## SET PROBLEM
Begin with the first line of the material and copy each line word for word through the line that contains "date_weeks = [1, 5, 9, 14]"; the pictures are left out.

--- begin ---

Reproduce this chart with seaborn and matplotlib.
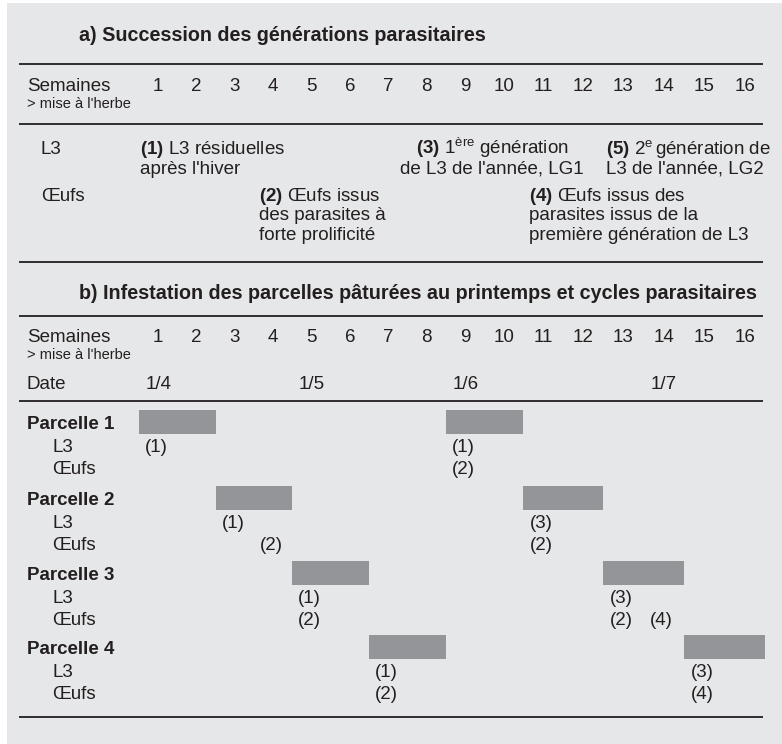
import matplotlib
matplotlib.use("Agg")
import matplotlib.pyplot as plt
import numpy as np
import seaborn as sns

# weeks after turn-out and calendar marks
weeks = list(range(1, 17))
date_labels = ["1/4", "1/5", "1/6", "1/7"]
date_weeks = [1, 5, 9, 14]

# a) successive parasite generations
gen_l3_text = [
    ["$\\mathbf{(1)}$ L3 résiduelles", "après l'hiver"],
    ["$\\mathbf{(3)}$ $\\mathrm{1}^{\\mathrm{ère}}$ génération", "de L3 de l'année, LG1"],
    ["$\\mathbf{(5)}$ $\\mathrm{2}^{\\mathrm{e}}\\,$génération de", "L3 de l'année, LG2"],
]
gen_oeufs_text = [
    ["$\\mathbf{(2)}$ Œufs issus", "des parasites à", "forte prolificité"],
    ["$\\mathbf{(4)}$ Œufs issus des", "parasites issus de la", "première génération de L3"],
]

# b) grazing of the plots
parcelles = ["Parcelle 1", "Parcelle 2", "Parcelle 3", "Parcelle 4"]
bar_starts = [[1, 9], [3, 11], [5, 13], [7, 15]]
bar_weeks = 2
l3_weeks = [[1, 9], [3, 11], [5, 13], [7, 15]]
l3_labels = [["(1)", "(1)"], ["(1)", "(3)"], ["(1)", "(3)"], ["(1)", "(3)"]]
oeufs_weeks = [[9], [4, 11], [5, 13, 14], [7, 15]]
oeufs_labels = [["(2)"], ["(2)", "(2)"], ["(2)", "(2)", "(4)"], ["(2)", "(4)"]]

sns.set_theme(style="white")
plt.rcParams["font.family"] = ["Liberation Sans", "DejaVu Sans"]
plt.rcParams["mathtext.fontset"] = "custom"
plt.rcParams["mathtext.rm"] = "Liberation Sans"
plt.rcParams["mathtext.bf"] = "Liberation Sans:bold"
plt.rcParams["mathtext.it"] = "Liberation Sans:italic"

INK = "#231f20"
PANEL = "#e6e7e8"
BAR = "#939598"
FS = 13.5
FS_SMALL = 10.5
FS_TITLE = 14.2

# week grid of the original drawing (column widths are not quite even)
grid_w = [-20, 0.5, 2.5, 4.5, 6.5, 8.5, 10.5, 12.5, 14.5, 16.5, 40]
grid_px = [-661, 139, 216, 292, 369, 446, 523, 603, 684, 765, 1715]


def fwd(w):
    return np.interp(w, grid_w, grid_px)


def inv(px):
    return np.interp(px, grid_px, grid_w)


fig = plt.figure(figsize=(7.82, 7.44), dpi=100, facecolor="white")
ax = fig.add_axes([7 / 782, 0, 775 / 782, 741 / 744], facecolor=PANEL)
ax.set_xscale("function", functions=(fwd, inv))
ax.set_xlim(inv(7), inv(782))
ax.set_ylim(744, 3)
ax.axis("off")
ax.add_patch(plt.Rectangle((0, 0), 1, 1, transform=ax.transAxes, color=PANEL, zorder=0))


def txt(x, y, s, **kw):
    kw.setdefault("fontsize", FS)
    kw.setdefault("color", INK)
    kw.setdefault("va", "baseline")
    ax.text(x, y, s, **kw)


def block(x, y, lines, step=19.5, **kw):
    for i, line in enumerate(lines):
        txt(x, y + i * step, line, **kw)


for y in [64, 124, 262, 316, 401, 717]:
    ax.plot([inv(19), inv(763)], [y, y], color=INK, lw=1.3, solid_capstyle="butt")

# ---- a)
txt(inv(79), 41, "a) Succession des générations parasitaires",
    fontweight="bold", fontsize=FS_TITLE)
txt(inv(27), 91, "Semaines")
txt(inv(27), 108, "> mise à l'herbe", fontsize=FS_SMALL)
for w in weeks:
    txt(w, 91, str(w), ha="center")
txt(inv(41), 154, "L3")
txt(inv(41), 201, "Œufs")
block(inv(140), 154, gen_l3_text[0])
block(inv(492), 154, gen_l3_text[1], ha="center")
block(inv(606), 154, gen_l3_text[2])
block(inv(259), 201, gen_oeufs_text[0])
block(inv(529), 201, gen_oeufs_text[1])

# ---- b)
txt(inv(79), 299, "b) Infestation des parcelles pâturées au printemps et cycles parasitaires",
    fontweight="bold", fontsize=FS_TITLE)
txt(inv(27), 342, "Semaines")
txt(inv(27), 359, "> mise à l'herbe", fontsize=FS_SMALL)
for w in weeks:
    txt(w, 342, str(w), ha="center")
txt(inv(27), 389, "Date")
for w, d in zip(date_weeks, date_labels):
    txt(w, 389, d, ha="center")

row_y = [423, 499, 574, 648]
for i, name in enumerate(parcelles):
    y0 = row_y[i]
    txt(inv(27), y0 + 6, name, fontweight="bold")
    txt(inv(52), y0 + 29, "L3")
    txt(inv(52), y0 + 51, "Œufs")
    ax.barh([y0 - 1] * len(bar_starts[i]), [bar_weeks] * len(bar_starts[i]),
            left=[s - 0.5 for s in bar_starts[i]], height=24, color=BAR,
            edgecolor="none", linewidth=0, zorder=2)
    for w, lab in zip(l3_weeks[i], l3_labels[i]):
        txt(w - 0.05, y0 + 29, lab, ha="center")
    for w, lab in zip(oeufs_weeks[i], oeufs_labels[i]):
        txt(w - 0.05, y0 + 51, lab, ha="center")

fig.savefig("out.png", dpi=100, facecolor="white")
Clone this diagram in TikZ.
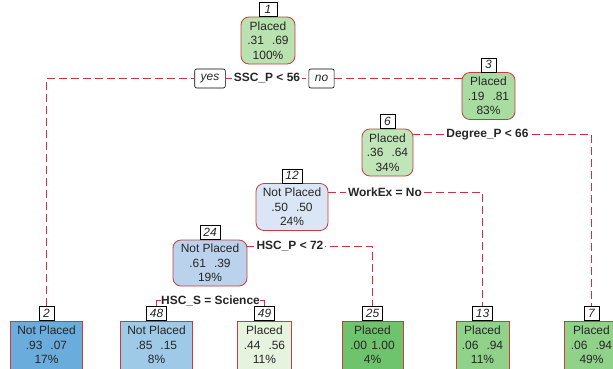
\documentclass[tikz,border=0pt]{standalone}
\usepackage{fontspec}
\setmainfont{Liberation Sans}
\usetikzlibrary{backgrounds}
\definecolor{edgered}{RGB}{200,60,60}
\definecolor{dashred}{RGB}{205,50,65}
\definecolor{cA}{RGB}{185,226,176}
\definecolor{cC}{RGB}{169,220,160}
\definecolor{cF}{RGB}{192,229,184}
\definecolor{cL}{RGB}{218,230,245}
\definecolor{cX}{RGB}{186,210,236}
\definecolor{cB}{RGB}{106,172,220}
\definecolor{cQ}{RGB}{158,202,232}
\definecolor{cR}{RGB}{230,243,222}
\definecolor{cY}{RGB}{110,196,108}
\definecolor{cM}{RGB}{144,210,138}
\definecolor{cG}{RGB}{144,210,138}
\tikzset{
  treenode/.style={draw=edgered, line width=0.8bp, rounded corners=8bp, align=center,
    font=\fontsize{12}{14.5}\selectfont, inner sep=0pt, minimum height=47bp, text=black!85},
  leafnode/.style={treenode, rounded corners=0pt, minimum height=48bp},
  numlab/.style={draw=black, fill=white, line width=0.6bp, font=\fontsize{12}{12}\selectfont\itshape,
    inner xsep=3.5bp, inner ysep=0pt, minimum height=14bp, minimum width=15bp, anchor=south, text=black!85},
  splitlab/.style={fill=white, font=\fontsize{12}{12}\selectfont\bfseries, inner xsep=2bp, inner ysep=1.5bp, text=black!85},
  yesno/.style={draw=black, fill=white, line width=0.6bp, rounded corners=2bp,
    font=\fontsize{12}{12}\selectfont\itshape, inner xsep=6bp, inner ysep=0pt, minimum height=19bp, text=black!85},
  conn/.style={draw=dashred, line width=1.2bp, dash pattern=on 8bp off 4bp},
}
\newcommand{\gp}{\hspace{8bp}}
\begin{document}
\begin{tikzpicture}[x=1bp,y=-1bp]
\useasboundingbox (0,0) rectangle (613,368);
% internal nodes
\node[treenode, fill=cA, minimum width=54bp] (n1) at (268,40.5) {Placed\\.31\gp.69\\100\%};
\node[treenode, fill=cC, minimum width=53bp] (n3) at (488.5,96) {Placed\\.19\gp.81\\83\%};
\node[treenode, fill=cF, minimum width=51bp] (n6) at (387.5,152.5) {Placed\\.36\gp.64\\34\%};
\node[treenode, fill=cL, minimum width=72bp] (n12) at (292,207) {Not Placed\\.50\gp.50\\24\%};
\node[treenode, fill=cX, minimum width=74bp, minimum height=46bp] (n24) at (210,263) {Not Placed\\.61\gp.39\\19\%};
% leaves
\node[leafnode, fill=cB, minimum width=72bp] (l2) at (46.5,345) {Not Placed\\.93\gp.07\\17\%};
\node[leafnode, fill=cQ, minimum width=72bp] (l48) at (156.5,345) {Not Placed\\.85\gp.15\\8\%};
\node[leafnode, fill=cR, minimum width=54bp] (l49) at (264.5,345) {Placed\\.44\gp.56\\11\%};
\node[leafnode, fill=cY, minimum width=61bp] (l25) at (372.5,345) {Placed\\.00\hspace{4.5bp}1.00\\4\%};
\node[leafnode, fill=cM, minimum width=53bp] (l13) at (482.5,345) {Placed\\.06\gp.94\\11\%};
\node[leafnode, fill=cG, minimum width=54bp] (l7) at (591.5,345) {Placed\\.06\gp.94\\49\%};
% number labels
\node[numlab, minimum width=18bp] (k1) at (n1.north) {1};
\node[numlab] (k3) at (n3.north) {3};
\node[numlab] (k6) at (n6.north) {6};
\node[numlab] (k12) at (n12.north) {12};
\node[numlab] (k24) at (n24.north) {24};
\node[numlab] (k2) at (l2.north) {2};
\node[numlab] (k48) at (l48.north) {48};
\node[numlab] (k49) at (l49.north) {49};
\node[numlab] (k25) at (l25.north) {25};
\node[numlab] (k13) at (l13.north) {13};
\node[numlab] (k7) at (l7.north) {7};
% split labels
\node[yesno] (yes) at (210,78.5) {yes};
\node[splitlab] (ssc) at (267,78.5) {SSC\_P < 56};
\node[yesno] (no) at (321.5,78.5) {no};
\node[splitlab] (deg) at (487.5,134.5) {Degree\_P < 66};
\node[splitlab] (work) at (385,192.5) {WorkEx = No};
\node[splitlab] (hscp) at (290,246.5) {HSC\_P < 72};
\node[splitlab, inner xsep=0.5bp, inner ysep=0.5bp] (hscs) at (210.5,300.5) {HSC\_S = Science};
% connectors
\begin{scope}[on background layer]
\fill[white] (0,0) rectangle (613,368);
\draw[conn] (k2.north) |- (yes.west);
\draw[conn] (yes.east) -- (no.west);
\draw[conn] (no.east) -- (no.east -| n3.center);
\draw[conn] (n6.center |- deg) -| (k7.north);
\draw[conn] (n12.center |- work) -| (k13.north);
\draw[conn] (n24.center |- hscp) -| (k25.north);
\draw[draw=dashred, line width=1.2bp] (k48.north) |- (hscs.center) -| (k49.north);
\end{scope}
\end{tikzpicture}
\end{document}
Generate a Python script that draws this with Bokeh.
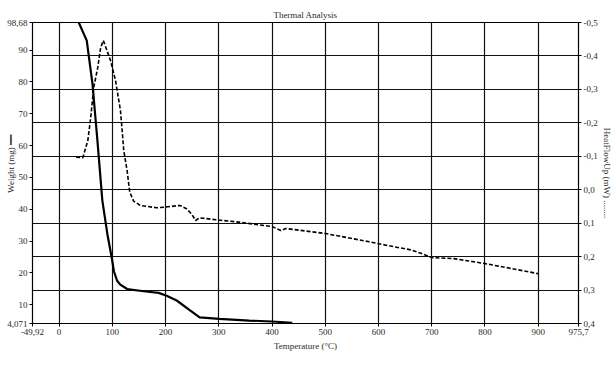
from bokeh.plotting import figure
from bokeh.models import Range1d, LinearAxis, FixedTicker, Grid
from bokeh.embed import file_html
from bokeh.resources import INLINE

# ---- data ----
weight_temp = [37, 52, 62.7, 72, 81.3, 90.6, 99.9, 103, 109, 115, 128, 159, 187, 202, 221, 246, 264, 301, 357, 400, 438]
weight_mg = [98.68, 93.0, 79.5, 61.6, 42.7, 32.3, 23.8, 20.5, 17.5, 16.3, 14.9, 14.2, 13.7, 12.8, 11.3, 8.2, 6.0, 5.5, 5.0, 4.7, 4.3]

hf_temp = [32, 44.7, 54, 59.5, 65.1, 72.6, 78.1, 83.2, 96.7, 106, 115.3, 118.5, 121.5, 127.8, 132.7, 140, 152.6, 183.6,
           199, 227, 239.4, 248.7, 256.7, 264, 295, 338.6, 400, 416.7, 426, 500.5, 580.5, 617.7, 661, 679.6, 700,
           741.8, 800.6, 841, 900]
hf_mw = [-0.097, -0.096, -0.147, -0.216, -0.306, -0.365, -0.425, -0.446, -0.386, -0.327, -0.237, -0.177, -0.117, -0.057,
         0.007, 0.034, 0.047, 0.054, 0.052, 0.047, 0.057, 0.072, 0.092, 0.084, 0.090, 0.097, 0.110, 0.122, 0.116,
         0.131, 0.155, 0.167, 0.180, 0.190, 0.203, 0.206, 0.221, 0.233, 0.251]

x_ticks = [-49.92, 0, 100, 200, 300, 400, 500, 600, 700, 800, 900, 975.7]
x_labels = ["-49,92", "0", "100", "200", "300", "400", "500", "600", "700", "800", "900", "975,7"]
w_ticks = [4.071, 10, 20, 30, 40, 50, 60, 70, 80, 90, 98.68]
w_labels = ["4,071", "10", "20", "30", "40", "50", "60", "70", "80", "90", "98,68"]
hf_ticks = [-0.5, -0.4, -0.3, -0.2, -0.1, 0.0, 0.1, 0.2, 0.3, 0.4]
hf_labels = ["-0,5", "-0,4", "-0,3", "-0,2", "-0,1", "0,0", "0,1", "0,2", "0,3", "0,4"]

FONT = "Liberation Serif"
TXT = "#2a2a2a"

p = figure(width=614, height=368, output_backend="svg", toolbar_location=None,
           x_range=Range1d(-49.92, 975.7), y_range=Range1d(4.071, 98.68),
           min_border_left=32, min_border_right=32, min_border_top=22, min_border_bottom=45,
           title="Thermal Analysis")
p.extra_y_ranges = {"hf": Range1d(start=0.4, end=-0.5)}
p.outline_line_color = "black"
p.outline_line_width = 1
p.background_fill_color = "white"

p.title.align = "center"
p.title.text_font = FONT
p.title.text_font_size = "9px"
p.title.text_font_style = "normal"
p.title.text_color = TXT
p.title.standoff = 5

# x axis
p.xaxis.ticker = FixedTicker(ticks=x_ticks)
p.xaxis.major_label_overrides = {t: l for t, l in zip(x_ticks, x_labels)}
p.xaxis.axis_label = "Temperature (°C)"
# left axis
p.yaxis.ticker = FixedTicker(ticks=w_ticks)
p.yaxis.major_label_overrides = {t: l for t, l in zip(w_ticks, w_labels)}
p.yaxis.axis_label = "\u00a0" * 8 + "Weight (mg) ━━"
# right axis
ra = LinearAxis(y_range_name="hf", ticker=FixedTicker(ticks=hf_ticks))
ra.major_label_overrides = {t: l for t, l in zip(hf_ticks, hf_labels)}
ra.axis_label = "HeatFlowUp (mW) ........"
p.add_layout(ra, "right")

for ax in [p.xaxis[0], p.yaxis[0], ra]:
    ax.axis_line_color = "black"
    ax.axis_line_width = 1.2
    ax.major_tick_line_color = "black"
    ax.major_tick_out = 3
    ax.major_tick_in = 0
    ax.minor_tick_line_color = None
    ax.major_label_text_font = FONT
    ax.major_label_text_font_size = "9px"
    ax.major_label_text_color = TXT
    ax.major_label_standoff = 2
    ax.axis_label_text_font = FONT
    ax.axis_label_text_font_size = "9px"
    ax.axis_label_text_color = TXT
    ax.axis_label_text_font_style = "normal"
    ax.axis_label_standoff = 3
p.yaxis[0].axis_label_standoff = -12
ra.axis_label_standoff = 1
ra.axis_label_orientation = "vertical"

# grids
p.xgrid.ticker = FixedTicker(ticks=x_ticks[1:-1])
p.xgrid.grid_line_color = "#111111"
p.xgrid.grid_line_width = 1.2
p.ygrid.visible = False
hg = Grid(dimension=1, ticker=FixedTicker(ticks=hf_ticks[1:-1]), y_range_name="hf",
          grid_line_color="#111111", grid_line_width=1.2)
p.add_layout(hg)

# curves
p.line(weight_temp, weight_mg, line_color="black", line_width=2.2)
p.line(hf_temp, hf_mw, y_range_name="hf", line_color="black", line_width=1.6, line_dash="4 2")

open("out.html", "w").write(file_html(p, INLINE))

--- end ---

## FINISHED ANSWER
Reproduce this chart with seaborn and matplotlib.
import matplotlib
matplotlib.use("Agg")
import matplotlib.pyplot as plt
import numpy as np
import seaborn as sns

# weeks after turn-out and calendar marks
weeks = list(range(1, 17))
date_labels = ["1/4", "1/5", "1/6", "1/7"]
date_weeks = [1, 5, 9, 14]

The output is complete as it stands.